[Set exercise] Omit pictures and quote the listing below line by line, from its start through the line that holds "0.300, 0.299, 0.298];".
------------------------------
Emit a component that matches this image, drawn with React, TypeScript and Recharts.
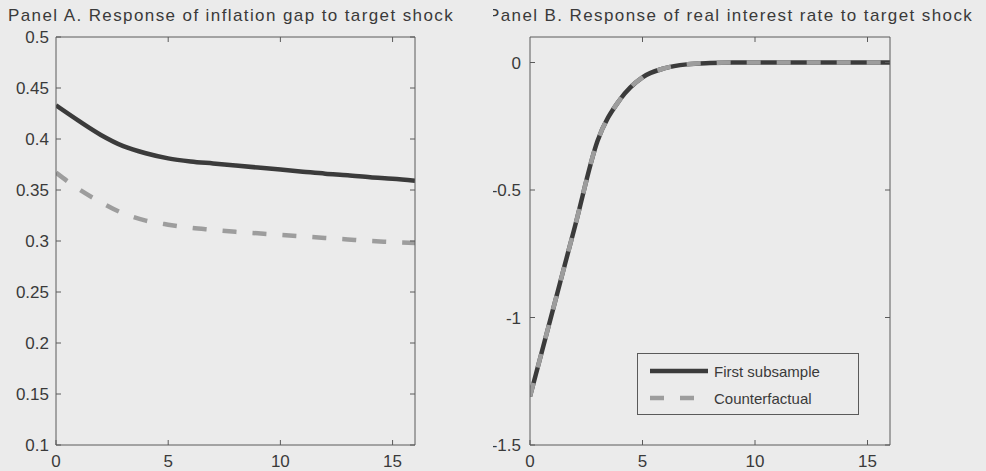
import { LineChart, Line, XAxis, YAxis, Legend } from "recharts";

const periods = [0, 1, 2, 3, 4, 5, 6, 7, 8, 9, 10, 11, 12, 13, 14, 15, 16];

// Panel A: inflation gap
const inflationFirst = [0.433, 0.418, 0.404, 0.393, 0.386, 0.381, 0.378, 0.376, 0.374, 0.372, 0.370, 0.368, 0.366, 0.3645, 0.3625, 0.361, 0.359];
const inflationCounter = [0.367, 0.351, 0.338, 0.327, 0.320, 0.316, 0.313, 0.311, 0.309, 0.3075, 0.306, 0.3045, 0.303, 0.3015, 0.300, 0.299, 0.298];

// Panel B: real interest rate (the two lines coincide)
const rateFirst = [-1.31, -0.976, -0.642, -0.308, -0.145, -0.058, -0.022, -0.007, -0.002, 0, 0, 0, 0, 0, 0, 0, 0];
const rateCounter = [-1.31, -0.976, -0.642, -0.308, -0.145, -0.058, -0.022, -0.007, -0.002, 0, 0, 0, 0, 0, 0, 0, 0];

const xTicks = [0, 5, 10, 15];
const xTopTicks = [5, 10, 15];
const inflationTicks = [0.1, 0.15, 0.2, 0.25, 0.3, 0.35, 0.4, 0.45, 0.5];
const rateTicks = [-1.5, -1, -0.5, 0];

const seriesNames = ["First subsample", "Counterfactual"];

const FONT = "'Liberation Sans', Arial, Helvetica, sans-serif";
const BG = "#ebebeb";
const AXIS = "#5a5a5a";
const TEXT = "#3a3a3a";
const DARK = "#3b3b3b";
const GRAY = "#9d9d9d";

const dataA = periods.map((p, i) => ({ p, first: inflationFirst[i], counter: inflationCounter[i] }));
const dataB = periods.map((p, i) => ({ p, first: rateFirst[i], counter: rateCounter[i] }));

const tickStyle = { fontSize: 17, fill: TEXT, fontFamily: FONT };
// top axis keeps its tick marks but prints no labels
const hiddenLabel = { fontSize: 1, fill: "transparent" };

function LegendBox(props: any) {
    const items = ([...(props.payload || [])] as any[])
        .sort((a, b) => seriesNames.indexOf(a.value) - seriesNames.indexOf(b.value));
    return (
        <div style={{
            width: 220, height: 60, border: `1px solid ${AXIS}`, background: BG,
            fontFamily: FONT, fontSize: 15, color: TEXT, position: "relative",
        }}>
            {items.map((it, i) => (
                <div key={i} style={{ position: "absolute", left: 11, top: 7 + i * 27, height: 20, display: "flex", alignItems: "center" }}>
                    <svg width={60} height={20}>
                        <line x1={1} x2={59} y1={10} y2={10} stroke={it.color} strokeWidth={4.5}
                            strokeDasharray={it.payload?.strokeDasharray} />
                    </svg>
                    <span style={{ marginLeft: 5 }}>{it.value}</span>
                </div>
            ))}
        </div>
    );
}

function Panel({ title, titleX, data, domain, yTicks, leftWidth, leftMargin, rightMargin, labelGap, legend }: any) {
    return (
        <LineChart width={493} height={471} data={data}
            margin={{ top: 7, right: rightMargin, bottom: 0, left: leftMargin }}>
            <text x={titleX} y={21} fontFamily={FONT} fontSize={17} fill={TEXT} letterSpacing="1.4px">{title}</text>
            <XAxis dataKey="p" type="number" domain={[0, 16]} ticks={xTicks} interval={0}
                height={26} tickSize={-5} tickMargin={15} stroke={AXIS} tick={tickStyle} allowDataOverflow />
            <XAxis xAxisId="top" orientation="top" dataKey="p" type="number" domain={[0, 16]}
                ticks={xTopTicks} interval={0} height={30} tickSize={-5} tick={hiddenLabel}
                stroke={AXIS} allowDataOverflow />
            <YAxis type="number" domain={domain} ticks={yTicks} interval={0} width={leftWidth}
                tickSize={-5} tickMargin={labelGap} stroke={AXIS} tick={tickStyle} allowDataOverflow />
            <YAxis yAxisId="right" orientation="right" type="number" domain={domain} ticks={yTicks}
                interval={0} width={1} tickSize={-5} tick={hiddenLabel} stroke={AXIS} allowDataOverflow />
            <Line dataKey="first" name={seriesNames[0]} type="monotone" stroke={DARK}
                strokeWidth={4.5} dot={false} isAnimationActive={false} />
            {/* top/right axes share the bottom/left domains, so this line sits on the same scale */}
            <Line dataKey="counter" name={seriesNames[1]} xAxisId="top" yAxisId="right" type="monotone"
                stroke={GRAY} strokeWidth={4.5} strokeDasharray="14 16" dot={false} isAnimationActive={false} />
            {legend && (
                <Legend verticalAlign="middle" align="center" layout="vertical" content={<LegendBox />}
                    wrapperStyle={{ left: 144, top: 353, width: 222, height: 62 }} />
            )}
        </LineChart>
    );
}

export default function App() {
    return (
        <div style={{ position: "fixed", left: 0, top: 0, width: 986, height: 471, background: BG, overflow: "hidden", display: "flex" }}>
            <Panel title="Panel A. Response of inflation gap to target shock" titleX={8}
                data={dataA} domain={[0.1, 0.5]} yTicks={inflationTicks}
                leftWidth={50} leftMargin={6} rightMargin={77} labelGap={12} legend={false} />
            <div style={{ marginLeft: 0 }}>
                <Panel title="Panel B. Response of real interest rate to target shock" titleX={-5}
                    data={dataB} domain={[-1.5, 0.1]} yTicks={rateTicks}
                    leftWidth={32} leftMargin={5} rightMargin={95} labelGap={14} legend={true} />
            </div>
        </div>
    );
}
------------------------------
[Exercise solution]
Emit a component that matches this image, drawn with React, TypeScript and Recharts.
import { LineChart, Line, XAxis, YAxis, Legend } from "recharts";

const periods = [0, 1, 2, 3, 4, 5, 6, 7, 8, 9, 10, 11, 12, 13, 14, 15, 16];

// Panel A: inflation gap
const inflationFirst = [0.433, 0.418, 0.404, 0.393, 0.386, 0.381, 0.378, 0.376, 0.374, 0.372, 0.370, 0.368, 0.366, 0.3645, 0.3625, 0.361, 0.359];
const inflationCounter = [0.367, 0.351, 0.338, 0.327, 0.320, 0.316, 0.313, 0.311, 0.309, 0.3075, 0.306, 0.3045, 0.303, 0.3015, 0.300, 0.299, 0.298];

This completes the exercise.